Thank you very much!
I will try to torture the box some more to see if it would behave ...
Jan
On Tue, Nov 24, 2015 at 03:31:53AM +0000, Steven Chamberlain wrote:
> Hi!
>
> Would anyone like to try this change? It's early to say if this
> definitely fixed the issue for me, but it looks promising:
>
> --- sys/kern/subr_pool.c
> +++ sys/kern/subr_pool.c
> @@ -259,5 +259,5 @@ pool_init(struct pool *pp, size_t size,
> if (pgsize - (size * items) > sizeof(struct pool_item_header)) {
> off = pgsize - sizeof(struct pool_item_header);
> - } else if (sizeof(struct pool_item_header) * 2 >= size) {
> + } else if (sizeof(struct pool_item_header) * 8 >= size) {
> off = pgsize - sizeof(struct pool_item_header);
> items = off / size;
>
> Prior to v1.149, there was a threshold of I think PAGE_SIZE/16=512
> on sparc64; pools for an item size greater than that would use an in-
> page header:
>
> * Decide whether to put the page header off page to avoid
> * wasting too large a part of the page. Off-page page headers
> * go into an RB tree, so we can match a returned item with
> * its header based on the page address.

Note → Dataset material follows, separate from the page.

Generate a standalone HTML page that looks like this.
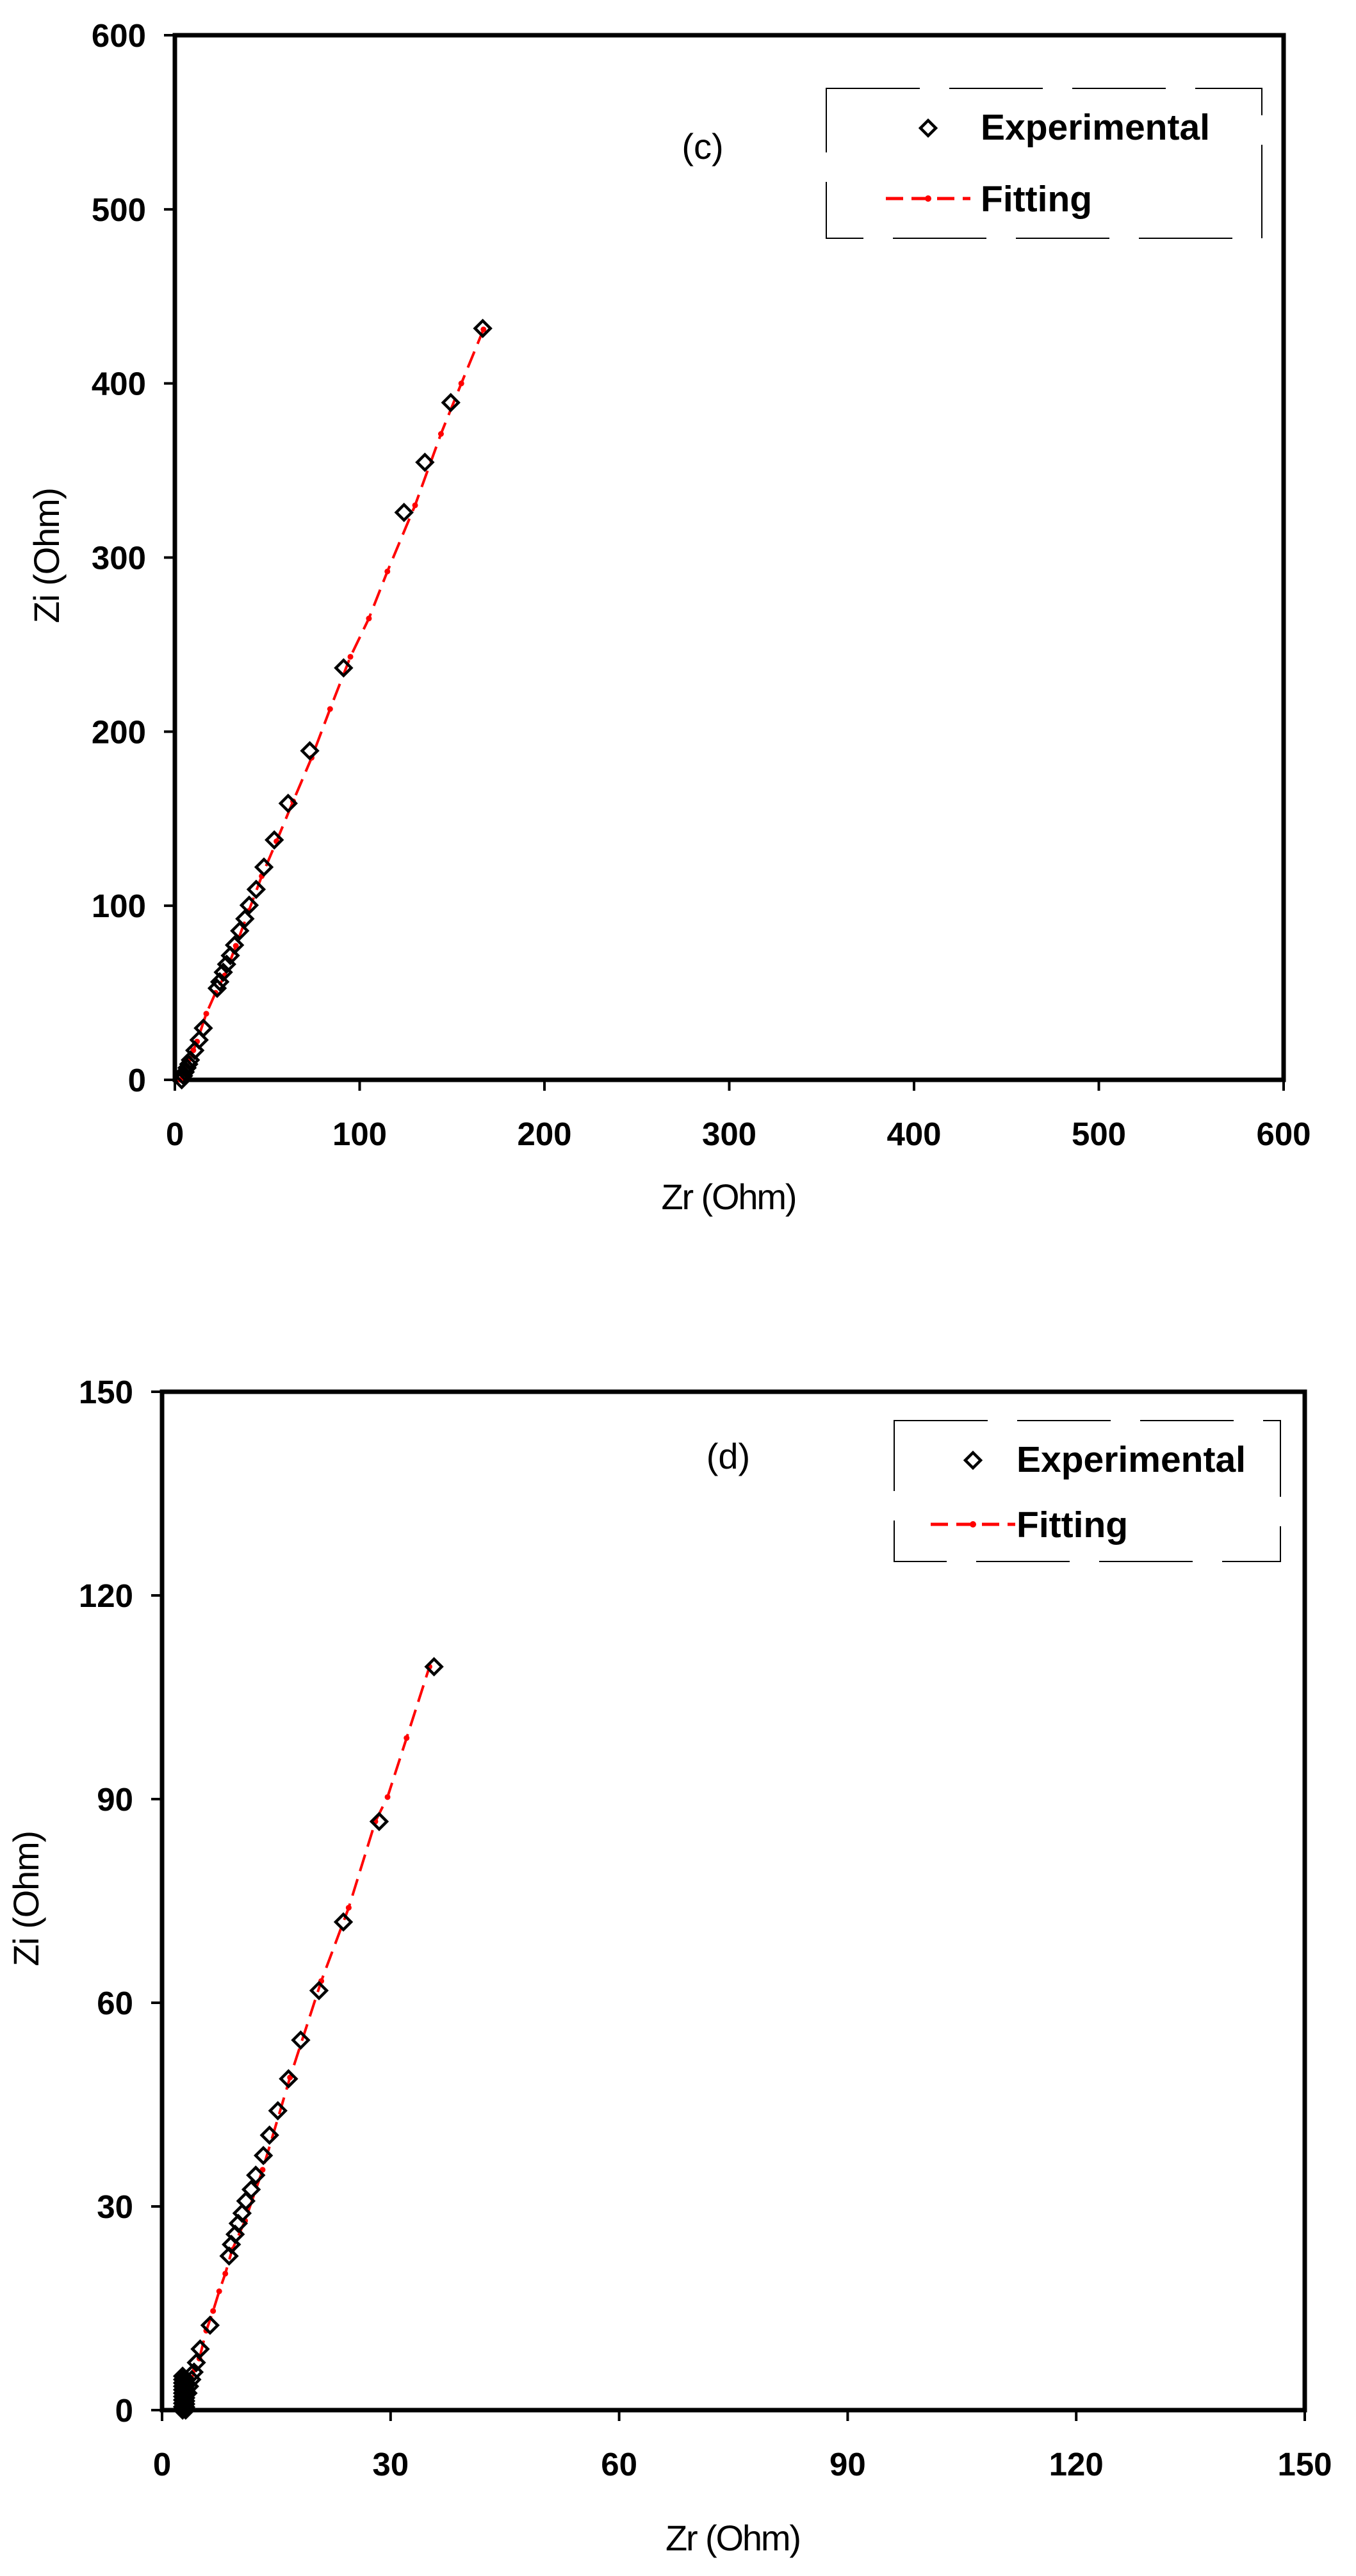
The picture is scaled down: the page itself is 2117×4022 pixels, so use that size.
<!DOCTYPE html>
<html><head><meta charset="utf-8"><style>
html,body{margin:0;padding:0;background:#fff;}
svg{display:block;}
text{font-family:"Liberation Sans",Arial,sans-serif;fill:#000;}
.tk{font-weight:bold;font-size:51px;}
.lg{font-weight:bold;font-size:57px;}
.ti{font-size:56px;}
</style></head><body>
<svg id="s" width="2117" height="4022" viewBox="0 0 2117 4022" xmlns="http://www.w3.org/2000/svg"></svg>
<script>
const s=document.getElementById('s');let h='';
function chart(o){
 const X=v=>o.l+v/o.max*(o.r-o.l), Y=v=>o.b-v/o.max*(o.b-o.t);
 // ticks
 for(let i=0;i<=6;i++){const v=i*o.step;if(v>o.max)break;
  const x=X(v),y=Y(v);
  h+=`<line x1="${x}" y1="${o.b}" x2="${x}" y2="${o.b+17}" stroke="#000" stroke-width="4"/>`;
  h+=`<line x1="${o.l-17}" y1="${y}" x2="${o.l}" y2="${y}" stroke="#000" stroke-width="4"/>`;
  h+=`<text class="tk" x="${x}" y="${o.b+102}" text-anchor="middle">${v}</text>`;
  h+=`<text class="tk" x="${o.l-45}" y="${y+18}" text-anchor="end">${v}</text>`;
 }
 h+=`<rect x="${o.l}" y="${o.t}" width="${o.r-o.l}" height="${o.b-o.t}" fill="none" stroke="#000" stroke-width="7"/>`;
 // fit
 let p=o.fit.map(a=>X(a[0]).toFixed(1)+','+Y(a[1]).toFixed(1)).join(' ');
 h+=`<polyline points="${p}" fill="none" stroke="#f00" stroke-width="4" stroke-dasharray="27 13"/>`;
 o.fit.forEach(a=>{h+=`<circle cx="${X(a[0])}" cy="${Y(a[1])}" r="4.5" fill="#f00"/>`;});
 o.exp.forEach(a=>{const x=X(a[0]),y=Y(a[1]);h+=`<path d="M${x-12},${y}L${x},${y-12}L${x+12},${y}L${x},${y+12}Z" fill="none" stroke="#000" stroke-width="4.5"/>`;});
 // legend
 const L=o.leg;
 h+=`<rect x="${L.x1}" y="${L.y1}" width="${L.x2-L.x1}" height="${L.y2-L.y1}" fill="none" stroke="#000" stroke-width="2" stroke-dasharray="146 46"/>`;
 h+=`<path d="M${L.dx-12},${L.ey}L${L.dx},${L.ey-12}L${L.dx+12},${L.ey}L${L.dx},${L.ey+12}Z" fill="none" stroke="#000" stroke-width="4.5"/>`;
 h+=`<text class="lg" x="${L.tx}" y="${L.ey+18}">Experimental</text>`;
 h+=`<line x1="${L.dx-66}" y1="${L.fy}" x2="${L.dx+66}" y2="${L.fy}" stroke="#f00" stroke-width="5" stroke-dasharray="27 13"/>`;
 h+=`<circle cx="${L.dx}" cy="${L.fy}" r="5" fill="#f00"/>`;
 h+=`<text class="lg" x="${L.tx}" y="${L.fy+20}">Fitting</text>`;
 h+=`<text class="ti" x="${o.lab.x}" y="${o.lab.y}" text-anchor="middle">${o.lab.t}</text>`;
 h+=`<text class="ti" x="${(o.l+o.r)/2}" y="${o.xt}" text-anchor="middle" textLength="212">Zr (Ohm)</text>`;
 h+=`<text class="ti" transform="translate(${o.yt[0]},${o.yt[1]}) rotate(-90)" x="0" y="20" text-anchor="middle" textLength="212">Zi (Ohm)</text>`;
}
chart({l:273,r:2004,t:55,b:1686,max:600,step:100,xt:1888,yt:[72,867],
 lab:{x:1097,y:248,t:'(c)'},
 leg:{x1:1290,y1:138,x2:1970,y2:372,dx:1449,ey:200,fy:310,tx:1531},
 exp:[[166.6,431.6],[149.3,389],[135.3,354.7],[124,325.9],[91.3,236.6],[73,189],[61.3,158.8],[53.8,137.8],[48.2,122.2],[44,109.4],[40.2,100.3],[37.9,92.5],[35.1,85.6],[32.3,77.4],[30,71.4],[28,66.4],[26.2,61.8],[24.3,56.3],[22.9,52.6],[15.4,29.7],[13.1,22.9],[10.8,16.9],[8.4,11.4],[7.5,9],[6.6,6.9],[5.6,4.5],[4.7,2.3],[3.7,0]],
 fit:[[3,0],[4,3],[5,5],[6.5,8],[8,12],[10,17],[12,22],[17,38],[22,50],[27,60],[33,77],[40,97],[47,117],[55,137],[64,160],[74,185],[84,213],[95,243],[105,265],[115,292],[130,330],[144,371],[155,400],[167,431]]
});
const dexp=[[35.7,109.5],[28.5,86.7],[23.8,71.9],[20.6,61.8],[18.2,54.5],[16.6,48.8],[15.2,44.1],[14.1,40.5],[13.3,37.5],[12.3,34.6],[11.7,32.5],[11,30.8],[10.5,29],[10,27.5],[9.6,25.9],[9.1,24.4],[8.8,22.7],[6.3,12.5],[5,9],[4.5,7],[4.2,5.6],[3.9,4.5],[3.6,3.5],[3.4,2.5]];
for(let i=0;i<=10;i++){dexp.push([2.7,i*0.5]);dexp.push([3.1,i*0.45]);}
chart({l:253,r:2037,t:2173,b:3763,max:150,step:30,xt:3982,yt:[40,2964],
 lab:{x:1137,y:2293,t:'(d)'},
 leg:{x1:1396,y1:2218,x2:1999,y2:2438,dx:1519,ey:2280,fy:2380,tx:1587},
 exp:dexp,
 fit:[[2.6,0.7],[3.2,2.5],[3.8,4.2],[4.3,6],[4.9,7.6],[5.8,11.7],[6.7,14.6],[7.5,17.5],[8.3,20.1],[9.2,23.6],[10.9,27.9],[13.2,35.4],[16.8,49],[20.9,63.2],[24.5,74],[28,86.7],[29.6,90.3],[32.1,99],[35.1,109.5]]
});
s.innerHTML=h;
</script>
</body></html>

> * We use 1/16 of the page size as the threshold (XXX: tune)
> */
> if (pp->pr_size < palloc->pa_pagesz/16 && pp->pr_size < PAGE_SIZE) {
>
> /* Use the end of the page for the page header */
>
> In v1.149 the threshold became sizeof(struct pool_item_header)*2=224 on
> sparc64, so dma256 and dma512 pools would no longer use an in-page
> header, but be able to accommodate more items per page as a result.
>
> The adjustment above simply reverts that behavioural change. It
> probably never should have broken anything, other than slight
> performance change, but it seems like it triggered some maybe pre-
> existing bug elsewhere.
>
> I've already ruled out the unsigned int arithmetic I've mentioned thus
> far, with KASSERT()s that didn't trigger even when the crash happens.
>
> And I've already tried to rule out cache colouring by forcing
> pp->pr_maxcolors=0 to no avail. (Since it was only used in pools
> with an in-page header, it could have been related).
>
> p.s. I would maybe even test if this helps with tmpfs issues seen on
> armv7 and such, as I think that was first mentioned around the time of
> this change, and since it uses pool(9) for its file metadata.
>
> Regards,
> --
> Steven Chamberlain
> [email protected]
--
Be the change you want to see in the world.